Introduction to Agents

Introduction: An agent is anything that can be viewed as perceiving its environment through sensors and acting upon that environment through effectors. A human agent has eyes, ears, and other organs for sensors, and hands, legs, mouth, and other body parts for effectors. A robotic agent substitutes cameras and infrared range finders for the sensors and various motors for the effectors. A software agent has encoded bit strings as its percepts and actions.

An agent acts in an environment.

An agent perceives its environment through sensors. The complete set of inputs at a given time is called a percept. The current percept, or a sequence of percepts can influence the actions of an agent. The agent can change the environment through actuators or effectors. An operation involving an effector is called an action. Actions can be grouped into action sequences. The agent can have goals which it tries to achieve. Thus, an agent can be looked upon as a system that implements a mapping from percept sequences to actions. A performance measure has to be used in order to evaluate an agent. An autonomous agent decides autonomously which action to take in the current situation to maximize progress towards its goals.

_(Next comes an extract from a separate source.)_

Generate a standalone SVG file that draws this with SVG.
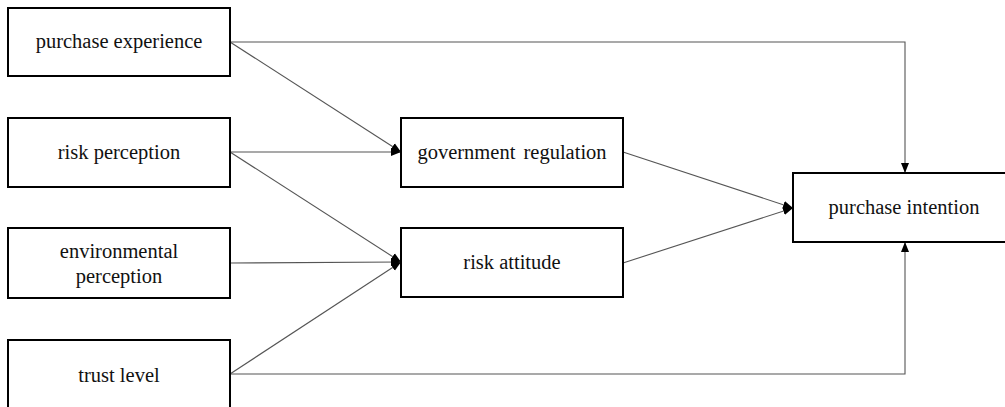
<svg xmlns="http://www.w3.org/2000/svg" width="1005" height="407" viewBox="0 0 1005 407">
<style>
.box{fill:#fff;stroke:#000;stroke-width:2}
.lbl{font-family:'Liberation Serif','DejaVu Serif',serif;font-size:20.5px;fill:#111;text-anchor:middle}
.c{fill:none;stroke:#555;stroke-width:1.1}
</style>
<defs>
<marker id="ah" viewBox="0 0 10 10" refX="10" refY="5" markerWidth="10" markerHeight="10" markerUnits="userSpaceOnUse" orient="auto">
<path d="M0,1 L10,5 L0,9 Z" fill="#000"/>
</marker>
</defs>
<rect width="1005" height="407" fill="#fff"/>
<g id="connectors">
<path class="c" d="M230,42 H905 V173" marker-end="url(#ah)"/>
<path class="c" d="M230,374 H905 V242" marker-end="url(#ah)"/>
<path class="c" d="M230,42 L401,152" marker-end="url(#ah)"/>
<path class="c" d="M230,152 L401,152" marker-end="url(#ah)"/>
<path class="c" d="M230,152 L401,262" marker-end="url(#ah)"/>
<path class="c" d="M230,263 L401,262" marker-end="url(#ah)"/>
<path class="c" d="M230,374 L401,262" marker-end="url(#ah)"/>
<path class="c" d="M623,152 L793,208" marker-end="url(#ah)"/>
<path class="c" d="M623,263 L793,208" marker-end="url(#ah)"/>
</g>
<g id="purchase_experience">
<rect class="box" x="8" y="8" width="222" height="68"/>
<text class="lbl" x="119" y="48">purchase experience</text>
</g>
<g id="risk_perception">
<rect class="box" x="8" y="118" width="222" height="69"/>
<text class="lbl" x="119" y="159">risk perception</text>
</g>
<g id="environmental_perception">
<rect class="box" x="8" y="228" width="222" height="70"/>
<text class="lbl" x="119" y="258">environmental</text>
<text class="lbl" x="119" y="283">perception</text>
</g>
<g id="trust_level">
<rect class="box" x="8" y="340" width="222" height="72"/>
<text class="lbl" x="119" y="382">trust level</text>
</g>
<g id="government_regulation">
<rect class="box" x="401" y="118" width="222" height="69"/>
<text class="lbl" x="512" y="159" word-spacing="3">government regulation</text>
</g>
<g id="risk_attitude">
<rect class="box" x="401" y="228" width="222" height="69"/>
<text class="lbl" x="512" y="269">risk attitude</text>
</g>
<g id="purchase_intention">
<rect class="box" x="793" y="173" width="222" height="69"/>
<text class="lbl" x="904" y="214">purchase intention</text>
</g>
</svg>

HOW AGENTS SHOULD ACT: A rational agent is one that does the right thing. Obviously, this is better than doing the wrong thing, but what does it mean? As a first approximation, we will say that the right action is the one that will cause the agent to be most successful. That leaves us with the problem of deciding how and when to evaluate the agent’s success.

We use the term performance measure for the how—the criteria that determine how successful an agent is. Obviously, there is not one fixed measure suitable for all agents. We could ask the agent for a subjective opinion of how happy it is with its own performance, but some agents would be unable to answer, and others would delude themselves. (Human agents in particular are notorious for “sour grapes”—saying they did not really want something after they are unsuccessful at getting it.) Therefore, we will insist on an objective performance measure imposed by some authority. In other words, we as outside observers establish a standard of what it means to be successful in an environment and use it to measure the performance of agents.

As an example, consider the case of an agent that is supposed to vacuum a dirty floor. A plausible performance measure would be the amount of dirt cleaned up in a single eight-hour shift. A more sophisticated performance measure would factor in the amount of electricity consumed and the amount of noise generated as well. A third performance measure might give highest marks to an agent that not only cleans the floor quietly and efficiently, but also finds time to go windsurfing at the weekend. The when of evaluating performance is also important. If we measured how much dirt the agent had cleaned up in the first hour of the day, we would be rewarding those agents that start fast (even if they do little or no work later on), and punishing those that work consistently. Thus, we want to measure performance over the long run, be it an eight-hour shift or a lifetime.

We need to be careful to distinguish between rationality and omniscience. An omniscient agent knows the actual outcome of its actions, and can act accordingly; but omniscience is impossible in reality. Consider the following example: I am walking along the Champs Elys´ees one day and I see an old friend across the street. There is no traffic nearby and I’m not otherwise engaged, so, being rational, I start to cross the street. Meanwhile, at 33,000 feet, a cargo door falls off a passing airliner,2 and before I make it to the other side of the street I am flattened. Was I irrational to cross the street? It is unlikely that my obituary would read “Idiot attempts to cross street.” Rather, this points out that rationality is concerned with expected success given what has been perceived. Crossing the street was rational because most of the time the crossing would be successful, and there was no way I could have foreseen the falling door. Note that another agent that was equipped with radar for detecting falling doors or a steel cage strong enough to repel them would be more successful, but it would not be any more rational.

In other words, we cannot blame an agent for failing to take into account something it could not perceive, or for failing to take an action (such as repelling the cargo door) that it is incapable of taking. But relaxing the requirement of perfection is not just a question of being fair to agents. The point is that if we specify that an intelligent agent should always do what is actually the right thing, it will be impossible to design an agent to fulfill this specification—unless we improve the performance of crystal balls.

In summary, what is rational at any given time depends on four things:

  • The performance measure that defines degree of success.
  • Everything that the agent has perceived so far. We will call this complete perceptual history the percept sequence.
  • What the agent knows about the environment.
  • The actions that the agent can perform.

This leads to a definition of an ideal rational agent: For each possible percept sequence, an ideal rational agent should do whatever action is expected to maximize its performance measure, on the basis of the evidence provided by the percept sequence and whatever built-in knowledge the agent has.